Поднявшись из кресла, Кирилл осмотрелся вокруг. Так. Где в этом чертовом номере взять лист бумаги и ручку? Приходящие спонтанно тексты песен, он записывал на бумаге, сигаретных пачках, салфетках, которые сминал, засовывал в карманы курток, джинсов. Терял их. Снова находил. Перечитывал. Выбрасывал за ненадобностью. Большую часть стихов Кирилл безжалостно отправлял в мусор. Потерялась запись. Время прошло. Уже неактуально. Да и музыка если сразу не пришла, то уже не придет.
Так, ну где же здесь бумага? Ярый обшарил низкий столик, невысокий комод около телевизора на стене. Нет. Всё не то. Обратил внимание на дверь слева. Кабинет. Захотелось взять слова назад – есть от Славки польза. Хоть бумагой и ручкой разжиться можно среди царства респектабельности.
На столе стоял набор с письменными принадлежностями. Так. В ящике - дорогая, явно английская бумага для писем. Вот спрашивается, для кого? Не в 19 веке живем. Компьютера нет, а бумага – всегда, пожалуйста. Традиции, черт их дери.
Да, на подобном эпистолярном монстре Кирилл стихи еще не записывал. Усмехнувшись, он подумал, что надо бы сохранить этот листок, украшенный символикой отеля в виде герба, для потомков. Пусть любуются на его каракули поверх дорогущей макулатуры.
Сев за стол, Кир включил настольную лампу. Вывел на белом листе танцующим кривым почерком первые слова песни. Колыбельная получалась нежной, красивой и без надрыва, присущего всем его текстам.
Догорает день в лучах заката. Ночь звездно-фиолетовым покрывалом укутывает мир. Он и она. Колыбель его рук дарит Ей защищенность. Откровенность. Близость. Страх в Её глазах – не хочет отпускать Его в путь. Но у них есть еще эта ночь. Не стоит думать о завтрашнем дне. Не стоит спать и видеть кошмары. Хитрые демоны, прячущиеся во тьме, не смогут забрать Её к себе. Она сама не пойдет к ним. Не услышит их зов. Сердце её полно любовью, а значит – демоны бессильны. Ей хорошо рядом с ним. В объятиях. Гулкой пустоты неизвестности больше нет… Он уйдет, но… Не покинет. Кирилл пару раз прочитал то, что осталось на бумаге. Хмыкнул. Согнул лист пополам, затем еще. Засунул в задний карман джинсов. Нет. Этот текст точно не забудет и не потеряет…

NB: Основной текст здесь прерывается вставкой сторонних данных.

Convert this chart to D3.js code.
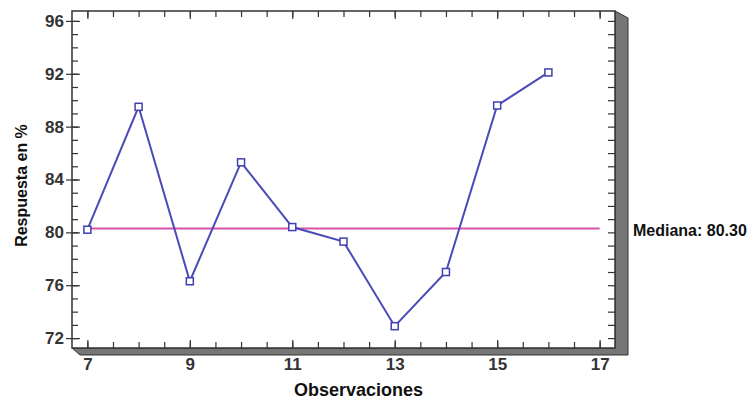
<!DOCTYPE html>
<html>
<head>
<meta charset="utf-8">
<script src="https://cdn.jsdelivr.net/npm/d3@7"></script>
<style>
  body { margin: 0; background: #fff; }
  text { font-family: "Liberation Sans", Arial, sans-serif; font-weight: bold; }
</style>
</head>
<body>
<svg id="chart"></svg>
<script>
// values
const observaciones = [7, 8, 9, 10, 11, 12, 13, 14, 15, 16];
const respuesta = [80.2, 89.5, 76.3, 85.3, 80.4, 79.3, 72.9, 77.0, 89.6, 92.1];
const mediana = 80.30;
const xTicks = [7, 9, 11, 13, 15, 17];
const yTicks = [72, 76, 80, 84, 88, 92, 96];

const width = 748, height = 401;
const margin = { top: 11, right: 133, bottom: 53, left: 72 };

const svg = d3.select("svg#chart")
    .attr("width", width)
    .attr("height", height);

const x = d3.scaleLinear().domain([6.7, 17.3]).range([margin.left, width - margin.right]);
const y = d3.scaleLinear().domain([71.25, 96.75]).range([height - margin.bottom, margin.top]);

const [x0, x1] = x.range();
const [y1, y0] = y.range();
const depth = 13;

// 3d shadow of the frame (right and bottom)
svg.append("polygon")
    .attr("points", [
      [x1, y0], [x1 + depth, y0 + 7], [x1 + depth, y1 + 7],
      [x0 + 8, y1 + 7], [x0, y1], [x1, y1]
    ].join(" "))
    .attr("fill", "#767676")
    .attr("stroke", "#333")
    .attr("stroke-width", 1);

svg.append("rect")
    .attr("x", x0).attr("y", y0)
    .attr("width", x1 - x0).attr("height", y1 - y0)
    .attr("fill", "#fff")
    .attr("stroke", "#333")
    .attr("stroke-width", 1.5);

const tickStyle = g => {
  g.select(".domain").remove();
  g.selectAll(".tick line").attr("stroke", "#333").attr("stroke-width", 1.2);
};

// minor ticks on all sides
const minorX = d3.range(7, 17.01, 0.5);
const minorY = d3.range(72, 96.01, 1);
svg.append("g").attr("transform", `translate(0,${y1})`)
    .call(d3.axisBottom(x).tickValues(minorX).tickSize(-6).tickFormat(""))
    .call(tickStyle);
svg.append("g").attr("transform", `translate(0,${y0})`)
    .call(d3.axisTop(x).tickValues(minorX).tickSize(-6).tickFormat(""))
    .call(tickStyle);
svg.append("g").attr("transform", `translate(${x0},0)`)
    .call(d3.axisLeft(y).tickValues(minorY).tickSize(-6).tickFormat(""))
    .call(tickStyle);
svg.append("g").attr("transform", `translate(${x1},0)`)
    .call(d3.axisRight(y).tickValues(minorY).tickSize(-7).tickFormat(""))
    .call(tickStyle);

// major ticks with labels
const yAxis = svg.append("g").attr("transform", `translate(${x0},0)`)
    .call(d3.axisLeft(y).tickValues(yTicks).tickSize(6).tickPadding(2))
    .call(tickStyle);
yAxis.selectAll(".tick line").attr("x1", 8);
yAxis.selectAll("text").attr("font-size", 17).attr("fill", "#333");

const xAxis = svg.append("g").attr("transform", `translate(0,${y1})`)
    .call(d3.axisBottom(x).tickValues(xTicks).tickSize(0).tickPadding(10))
    .call(tickStyle);
xAxis.selectAll("text").attr("font-size", 17).attr("fill", "#333");

svg.append("g").attr("transform", `translate(0,${y1})`)
    .call(d3.axisBottom(x).tickValues(xTicks).tickSize(-8).tickFormat(""))
    .call(tickStyle);
svg.append("g").attr("transform", `translate(0,${y0})`)
    .call(d3.axisTop(x).tickValues(xTicks).tickSize(-8).tickFormat(""))
    .call(tickStyle);

// median line
svg.append("line")
    .attr("x1", x(d3.min(xTicks))).attr("x2", x(d3.max(xTicks)))
    .attr("y1", y(mediana)).attr("y2", y(mediana))
    .attr("stroke", "#d652aa")
    .attr("stroke-width", 2);

svg.append("text")
    .attr("x", x1 + 18)
    .attr("y", y(mediana) + 8)
    .attr("font-size", 16)
    .attr("fill", "#111")
    .text(`Mediana: ${mediana.toFixed(2)}`);

// series
const data = observaciones.map((d, i) => ({ obs: d, val: respuesta[i] }));

svg.append("path")
    .datum(data)
    .attr("fill", "none")
    .attr("stroke", "#4a4ab8")
    .attr("stroke-width", 2)
    .attr("d", d3.line().x(d => x(d.obs)).y(d => y(d.val)));

svg.selectAll("rect.marker").data(data)
  .enter().append("rect")
    .attr("class", "marker")
    .attr("x", d => x(d.obs) - 3.5)
    .attr("y", d => y(d.val) - 3.5)
    .attr("width", 7)
    .attr("height", 7)
    .attr("fill", "#fff")
    .attr("stroke", "#4040b0")
    .attr("stroke-width", 1.5);

// axis titles
svg.append("text")
    .attr("x", (x0 + x1) / 2 + 15)
    .attr("y", 396)
    .attr("text-anchor", "middle")
    .attr("font-size", 18)
    .attr("fill", "#111")
    .text("Observaciones");

svg.append("text")
    .attr("transform", `translate(27,${(y0 + y1) / 2 + 6}) rotate(-90)`)
    .attr("text-anchor", "middle")
    .attr("font-size", 16)
    .attr("fill", "#111")
    .text("Respuesta en %");
</script>
</body>
</html>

Когда Ярый вернулся в спальню, Саша спала, лежа на спине. Плотно закрытые веки едва подрагивали. По губам блуждала улыбка. Она сбросила с себя край золотистого покрывала, которым Кирилл её укутывал.
Ярый устало опустился в кресло, слушал шум дождя, барабанящего по окнам и крыше. Посмотрел на Сашу. Подавил в себе желание подойти к ней, прилечь рядом, нежно перебирать волосы, вдыхать их запах, прикасаться к коже, пробовать вкус ее губ…
И, наконец-то, на него снизошло осознание: он ощутил вкус жизни. Снова хотелось петь, творить…
Он явственно переживал нечто, напоминающее волнение перед выходом на сцену. Как тогда, много лет назад, Кирилл впервые выступал на стадионе перед сотней тысяч людей. Эйфория. Стремление идти вперед. Уверенность в будущем.
И это всё благодаря Саше – той девушке, которая спит на огромной кровати, шепчет во сне его имя и напоминает о боли, неизбывной вине, надежде на выход и….Альке.